Toy train, cable rides elude tourists in hills

Tourists visiting Darjeeling will have to forego two of the town’s major attractions – joyride of the famous Darjeeling Himalayan Railway and the cable car ride on the Rangeet Valley ropeway – at least for now.

Both the railway and ropeway authorities are yet to resume their services because of various reasons brought about mainly by the 104-day strike and the vagaries of nature. Both the services, which are a major draw with the tourists, had to be closed because of the long statehood shutdown in the hills which began on June 15 and ended on the night of September 26.

According to DHR sources, the train services continue to remain suspended because of landslides and wild growths along the rail tracks that need to be cleared.

“We want to start by resuming the joyride between Darjeeling station and Ghoom, but because of small landslides at two different spots on the 8km route, we are unable to do so. It should take another four to five days before we can resume operation,” said a source.

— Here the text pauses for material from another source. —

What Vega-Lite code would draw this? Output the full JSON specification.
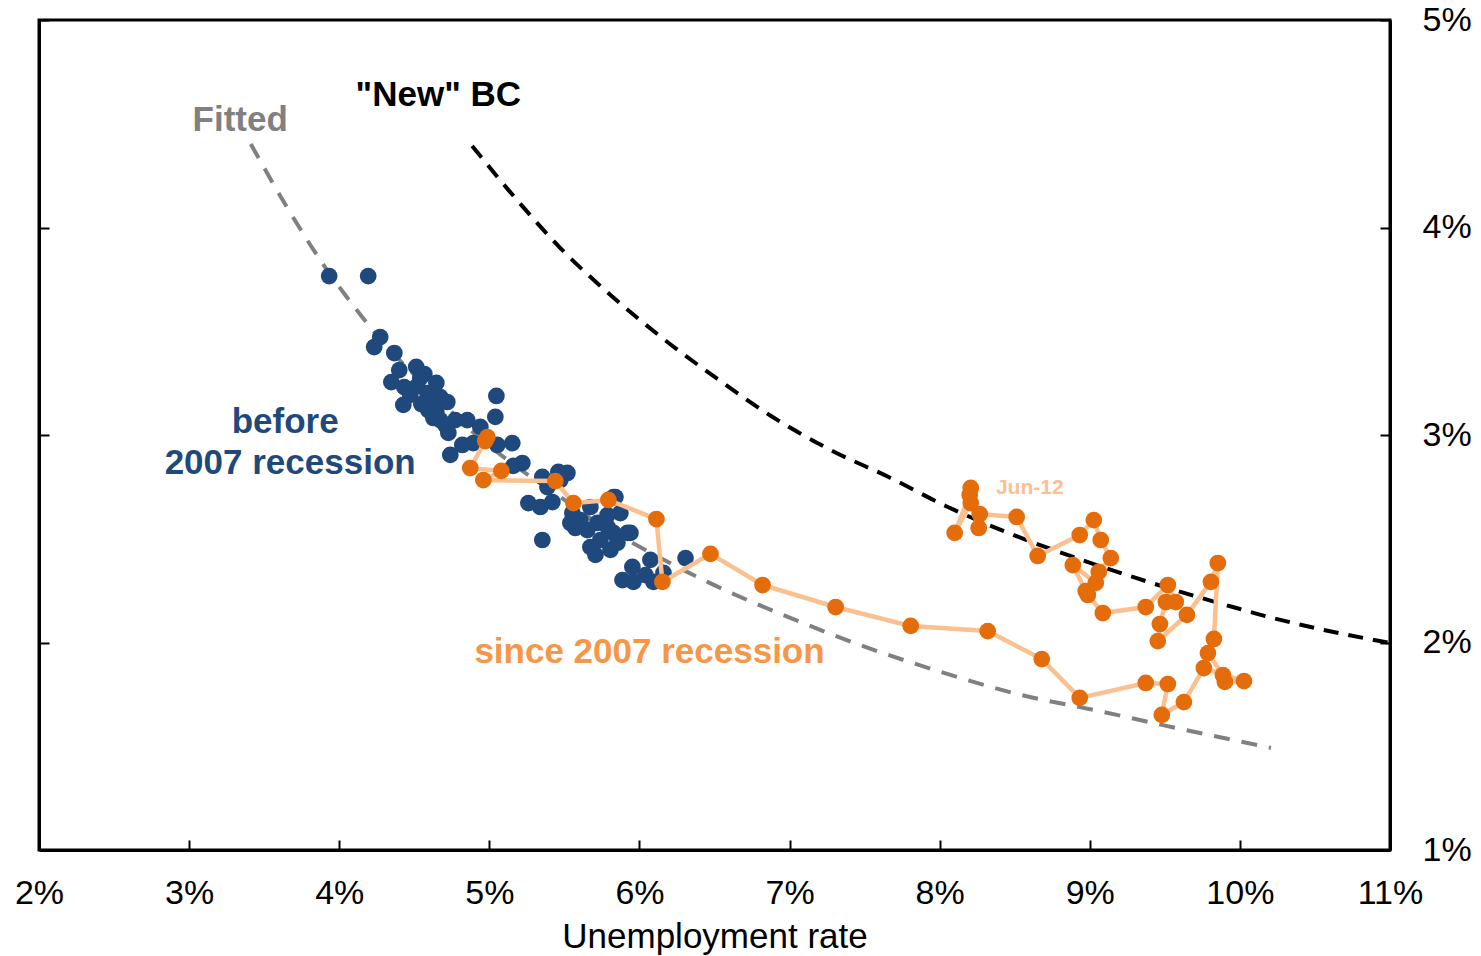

The ropeway operation will take a little longer to resume. “We will have to carry out various technical tests and check the entire cable system. It should take about a fortnight at the earliest before we can resume services,” said an official of the Rangeet Valley Cable Car.

While the DHR used to run as many as 10 trains during the peak tourist season, the ropeway used to cater for almost 500 thrill-seekers daily. The DHR charges Rs 1310 for a joyride on the steam engine-powered train and about Rs 800 on diesel engines. The five-kilometre to and fro ride on the cable car costs Rs 175.

Officials of both the rail and ropeways said they had been receiving enquiries from tourists almost daily since the strike was called off. “People wait in a queue for a long time to take the cable car ride even though it is only a short ride from Singamari to Tukvar. We will be happy to serve the tourists once our entire system is in place,” said the ropeway official.

However, the tourist arrival since the end of the strike has been very low. Padmaja Naidu Himalayan Zoological Park, which is another must-see for visiting tourists, has had very little footfall in the past few days compared to the same period last year. “We used to get between 5,000 and 6,000 visitors per day in the peak season. The footfall in the last few days has been in the hundreds,” said Pyar Chand, the director of the zoo.

Tour operators aren’t very confident of a major improvement in the tourist footfall in the remainder of the season.

“We have been getting inquiries (from tourists) but not in the volume of last year…We at best hope to get about 40 per cent occupancy in hotels during the Diwali period when tourists from Maharashtra and Gujarat come,” said Pradip Lama, secretary of Darjeeling Associations of Travel Agents.